Some EHEC strains appear more virulent than others and increased knowledge on how characteristics of the replication region influence the level of Stx produced is important for understanding the mechanisms behind their pathogenicity. The present study revealed ten novel Eru types encoding phage replication proteins as well as a broad variation in the amino acid sequence of the CI repressor proteins which regulate the transcription of the replication proteins. This diversity has the potential to explain why certain EHEC strains are more pathogenic than others and the study forms an important knowledge platform for further investigations on how characteristics of the Stx phage genome influences the virulence of the host EHEC strain.

Methods

A total of 120 Stx-converting phage genome sequences were retrieved from the NCBI virus database (taxid:10,239) by Standard Nucleotide BLAST using the A subunit of stx1 (M19437.1) and stx2 (AF125520) as query sequences (August 2021) (Additional file 1).

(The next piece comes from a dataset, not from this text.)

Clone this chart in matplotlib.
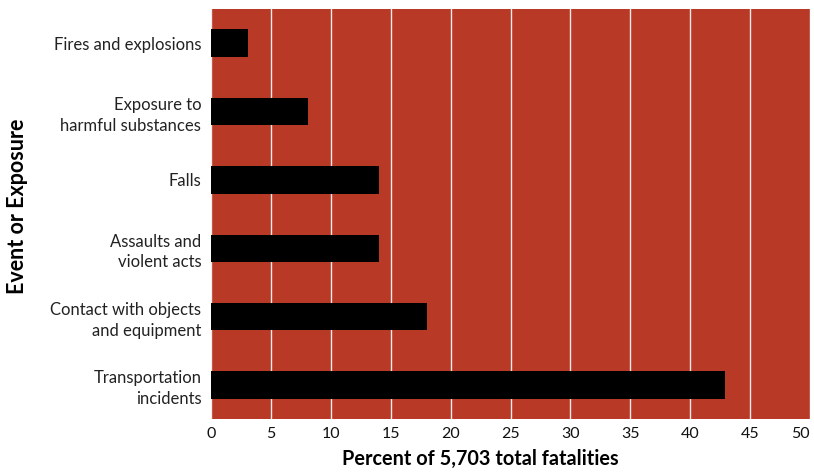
import matplotlib.pyplot as plt

# ---------------------------
# DATA
# ---------------------------
categories = [
    "Fires and explosions",
    "Exposure to\nharmful substances",
    "Falls",
    "Assaults and\nviolent acts",
    "Contact with objects\nand equipment",
    "Transportation\nincidents",
]
percent = [3.1, 8.1, 14.0, 14.0, 18.0, 42.9]
xticks = [0, 5, 10, 15, 20, 25, 30, 35, 40, 45, 50]

BG = "#B73926"

plt.rcParams["font.family"] = ["Lato", "DejaVu Sans"]

fig = plt.figure(figsize=(8.14, 4.72), dpi=100)
ax = fig.add_axes([0.2592, 0.112, 0.7359, 0.869])
ax.set_facecolor(BG)

ypos = list(range(len(categories)))
ax.barh(ypos, percent, height=0.4, color="black", zorder=3)

ax.set_xlim(0, 50)
ax.set_ylim(len(categories) - 0.5, -0.5)
ax.set_xticks(xticks)
ax.set_yticks(ypos)
ax.set_yticklabels(categories, fontsize=12, color="#222222", linespacing=1.35)
ax.tick_params(axis="x", labelsize=11.5, length=0, pad=6, colors="#111111")
ax.tick_params(axis="y", length=0, pad=7)
ax.get_xticklabels()[-1].set_horizontalalignment("right")

ax.grid(axis="x", color="white", linewidth=1.0, alpha=0.9, zorder=1)
ax.set_axisbelow(True)
for s in ax.spines.values():
    s.set_visible(False)

ax.set_xlabel("Percent of 5,703 total fatalities", fontsize=14.3, fontweight="bold")
ax.xaxis.set_label_coords(0.449, -0.073)
ax.set_ylabel("Event or Exposure", fontsize=15.5, fontweight="bold")
ax.yaxis.set_label_coords(-0.306, 0.52)

fig.savefig("out.png", dpi=100)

In addition, ten different bio-projects comprising European STEC strains, one Dutch (PRJNA285020), one Norwegian (PRJEB6447), one French (PRPRJNA706995), three Swiss (PRJNA680568, PRJNA694525, PRJNA438214), one English (PRJNA248042), one Italian (PRJNA666781), one German (PRJNA715185) and one Portuguese (PRJNA643688), were examined for contigs containing stx using BLAST as described above (Additional file 2). The dataset contained more than 3000 STEC isolates, however, the majority of contigs were too short (< 8000 bp) to contain cI and stx genes on the same contig thus only contigs larger than 8000 bp were examined. A total of 298 contigs containing the region between the CI-coding gene and the stx genes were identified in the dataset. The sequences were examined using pDRAW and Eru types were defined by the proteins encoded by the two genes located directly upstream of cI. GenomeNet Motif Search (Kyoto University Bioinformatics Center) was used for detection of protein motifs [54]. Erus were numbered consecutively as they were detected.

The 260 CI protein sequences (Additional file 3), mainly extracted from the abovementioned nucleotide sequences, were aligned using ClustalOmega [55]. A maximum likelihood tree was inferred from the alignment using IQ-TREE v1.6.12 [56]. Node supports were evaluated using the option -bb for ultrafast bootstraps [57] and the VT + GT model was selected as the best evolutionary model using ModelFinder and the BIC criterion [58]. Interactive Tree Of Life (iTOL) v6.4 was used for visualization [59].